Si Phan Don (the ‘Four Thousand Islands’) is a collection of sleepy islands in the Mekong River. Of the three tourist islands we chose the most backpacker friendly, Don Det where we found a rustic bungalow on the river for a couple of bucks. For the next week we filled our days with activities like hammock swinging, swinging in a hammock and rocking side to side while laying in a hammock. We did rouse ourselves from our blissed out stupor on one particular day for a bike ride around the island and over to neighboring Don Khon. There’s a couple of waterfalls on offer and some spots for viewing the rare Irrawaddy river dolphins (we had no luck) but mostly I just enjoyed soaking up the village vibe and yelling “Sa-bai-Dee!” to the local kids who must be among the freest and happy in the world.
--- Buffalo and beer, a typical afternoon on Don Det.
--- 'Who choo lookin' at?'
--- There are no cars on the island, just a track for motorbikes and bicycles.

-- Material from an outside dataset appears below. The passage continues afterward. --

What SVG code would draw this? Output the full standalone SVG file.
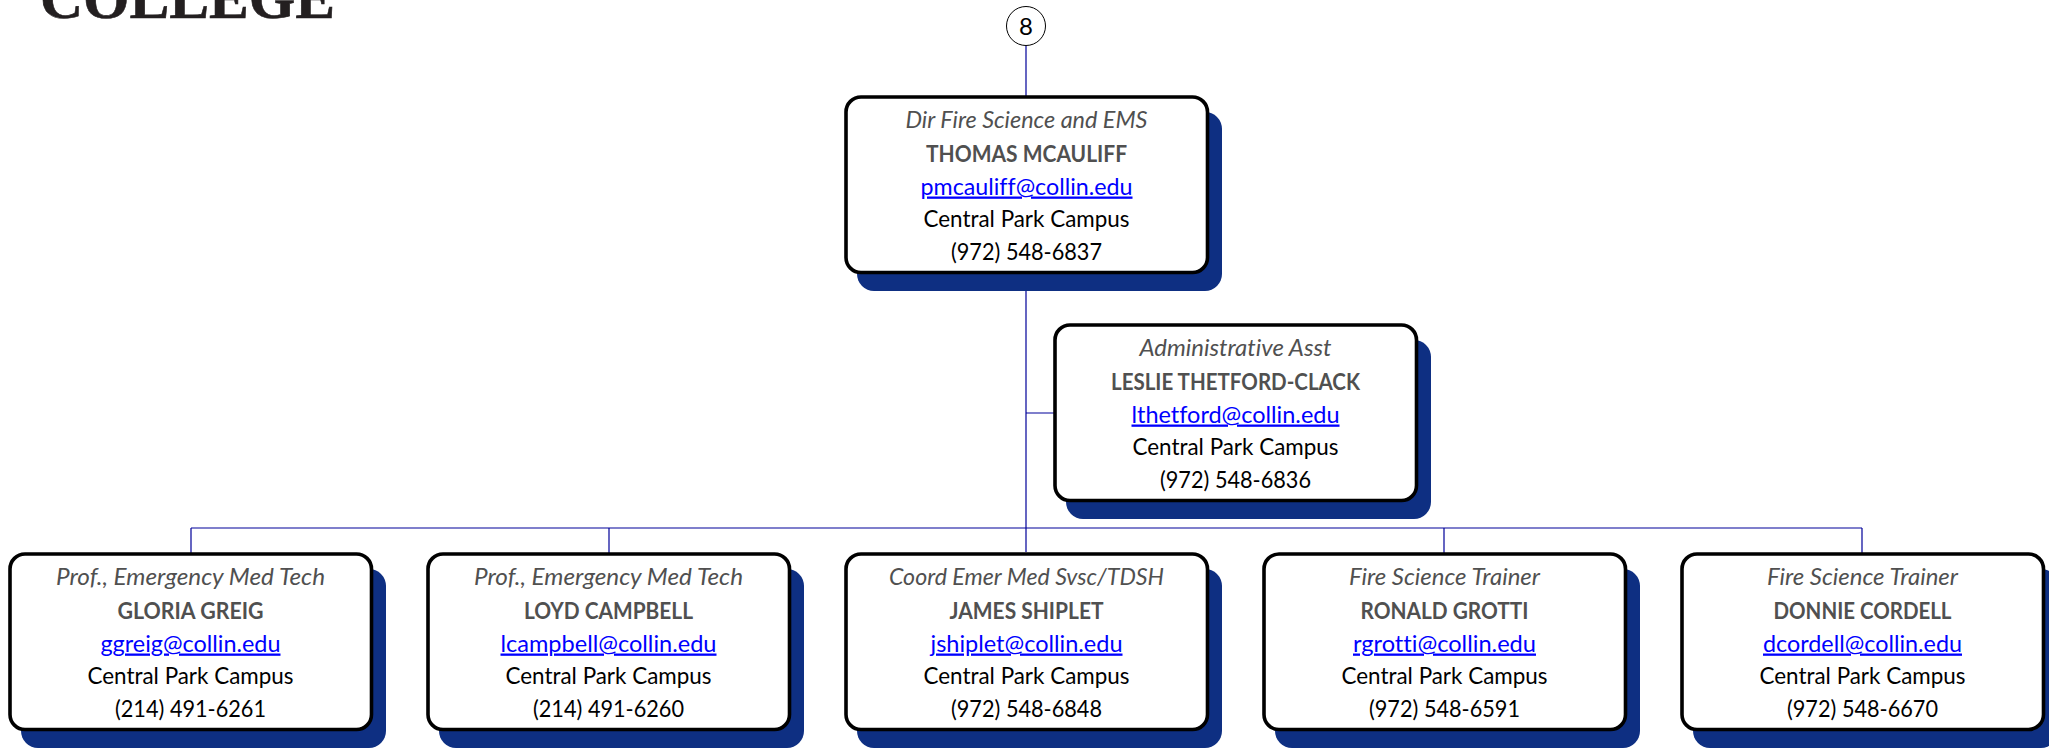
<svg xmlns="http://www.w3.org/2000/svg" width="2049" height="749" viewBox="0 0 2049 749">
<style>
text{font-family:Lato,"Liberation Sans",sans-serif;font-size:22.4px;text-anchor:middle;fill:#000;font-variant-ligatures:none}
.sh{fill:#0e2f82}
.bx{fill:#fff;stroke:#000;stroke-width:3.6}
.t{font-style:italic;fill:#505050;font-size:23px}
.n{font-weight:700;fill:#505050;font-size:22px}
.e{fill:#00f;text-decoration:underline;font-size:23px}
.c{fill:none;stroke:#000099;stroke-width:1.2}
.logo{font-family:"Liberation Serif",serif;font-weight:700;font-size:60px;fill:#231f20;stroke:#231f20;stroke-width:.6;text-anchor:start}
</style>
<defs>
<g id="card"><rect class="sh" x="11" y="15" width="365" height="179" rx="17"/><rect class="bx" width="361.5" height="175.5" rx="15"/></g>
</defs>
<text id="logo" class="logo" x="40" y="18" textLength="295" lengthAdjust="spacingAndGlyphs">COLLEGE</text>
<g id="connectors">
<path class="c" d="M1026 46V97M1026 272V552M1026 413H1055M191 528H1862M191 528V554M609 528V554M1444 528V554M1862 528V554"/>
</g>
<g id="ref8"><circle cx="1026" cy="26" r="19.5" fill="#fff" stroke="#000" stroke-width="1"/><text x="1026" y="35" style="font-size:24px">8</text></g>
<g id="mcauliff" transform="translate(846 97)"><use href="#card"/>
<text class="t" x="180.5" y="31" textLength="242" lengthAdjust="spacingAndGlyphs">Dir Fire Science and EMS</text><text class="n" x="180.5" y="64.5" textLength="201" lengthAdjust="spacingAndGlyphs">THOMAS MCAULIFF</text><text class="e" x="180.5" y="97.5" textLength="212" lengthAdjust="spacingAndGlyphs">pmcauliff@collin.edu</text><text x="180.5" y="129.5" textLength="206" lengthAdjust="spacingAndGlyphs">Central Park Campus</text><text x="180.5" y="162.5" textLength="151" lengthAdjust="spacingAndGlyphs">(972) 548-6837</text></g>
<g id="thetford" transform="translate(1055 325)"><use href="#card"/>
<text class="t" x="180.5" y="31" textLength="192" lengthAdjust="spacingAndGlyphs">Administrative Asst</text><text class="n" x="180.5" y="64.5" textLength="249" lengthAdjust="spacingAndGlyphs">LESLIE THETFORD-CLACK</text><text class="e" x="180.5" y="97.5" textLength="208" lengthAdjust="spacingAndGlyphs">lthetford@collin.edu</text><text x="180.5" y="129.5" textLength="206" lengthAdjust="spacingAndGlyphs">Central Park Campus</text><text x="180.5" y="162.5" textLength="151" lengthAdjust="spacingAndGlyphs">(972) 548-6836</text></g>
<g id="greig" transform="translate(10 554)"><use href="#card"/>
<text class="t" x="180.5" y="31" textLength="269" lengthAdjust="spacingAndGlyphs">Prof., Emergency Med Tech</text><text class="n" x="180.5" y="64.5" textLength="146" lengthAdjust="spacingAndGlyphs">GLORIA GREIG</text><text class="e" x="180.5" y="97.5" textLength="180" lengthAdjust="spacingAndGlyphs">ggreig@collin.edu</text><text x="180.5" y="129.5" textLength="206" lengthAdjust="spacingAndGlyphs">Central Park Campus</text><text x="180.5" y="162.5" textLength="151" lengthAdjust="spacingAndGlyphs">(214) 491-6261</text></g>
<g id="campbell" transform="translate(428 554)"><use href="#card"/>
<text class="t" x="180.5" y="31" textLength="269" lengthAdjust="spacingAndGlyphs">Prof., Emergency Med Tech</text><text class="n" x="180.5" y="64.5" textLength="169" lengthAdjust="spacingAndGlyphs">LOYD CAMPBELL</text><text class="e" x="180.5" y="97.5" textLength="216" lengthAdjust="spacingAndGlyphs">lcampbell@collin.edu</text><text x="180.5" y="129.5" textLength="206" lengthAdjust="spacingAndGlyphs">Central Park Campus</text><text x="180.5" y="162.5" textLength="151" lengthAdjust="spacingAndGlyphs">(214) 491-6260</text></g>
<g id="shiplet" transform="translate(846 554)"><use href="#card"/>
<text class="t" x="180.5" y="31" textLength="275" lengthAdjust="spacingAndGlyphs">Coord Emer Med Svsc/TDSH</text><text class="n" x="180.5" y="64.5" textLength="154" lengthAdjust="spacingAndGlyphs">JAMES SHIPLET</text><text class="e" x="180.5" y="97.5" textLength="192" lengthAdjust="spacingAndGlyphs">jshiplet@collin.edu</text><text x="180.5" y="129.5" textLength="206" lengthAdjust="spacingAndGlyphs">Central Park Campus</text><text x="180.5" y="162.5" textLength="151" lengthAdjust="spacingAndGlyphs">(972) 548-6848</text></g>
<g id="grotti" transform="translate(1264 554)"><use href="#card"/>
<text class="t" x="180.5" y="31" textLength="191" lengthAdjust="spacingAndGlyphs">Fire Science Trainer</text><text class="n" x="180.5" y="64.5" textLength="168" lengthAdjust="spacingAndGlyphs">RONALD GROTTI</text><text class="e" x="180.5" y="97.5" textLength="183" lengthAdjust="spacingAndGlyphs">rgrotti@collin.edu</text><text x="180.5" y="129.5" textLength="206" lengthAdjust="spacingAndGlyphs">Central Park Campus</text><text x="180.5" y="162.5" textLength="151" lengthAdjust="spacingAndGlyphs">(972) 548-6591</text></g>
<g id="cordell" transform="translate(1682 554)"><use href="#card"/>
<text class="t" x="180.5" y="31" textLength="191" lengthAdjust="spacingAndGlyphs">Fire Science Trainer</text><text class="n" x="180.5" y="64.5" textLength="178" lengthAdjust="spacingAndGlyphs">DONNIE CORDELL</text><text class="e" x="180.5" y="97.5" textLength="199" lengthAdjust="spacingAndGlyphs">dcordell@collin.edu</text><text x="180.5" y="129.5" textLength="206" lengthAdjust="spacingAndGlyphs">Central Park Campus</text><text x="180.5" y="162.5" textLength="151" lengthAdjust="spacingAndGlyphs">(972) 548-6670</text></g>
</svg>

--- The best way to see the islands.
--- Riding across the bridge to Don Khon.
--- Biking and buffalo.
--- Oh to be a child in the 4000 Islands!
--- One of the waterfalls on Don Khon.
And some more photos because it was just so damn pretty:
After seven serene days we tore ourselves away for another marathon bus ride into Cambodia. It wasn’t so bad because we both excited to be meeting a very special guest over the border – Bray’s brother who’d be joining us for the last leg of this mighty adventure.
Cambodia and Jay, we’re coming for ya!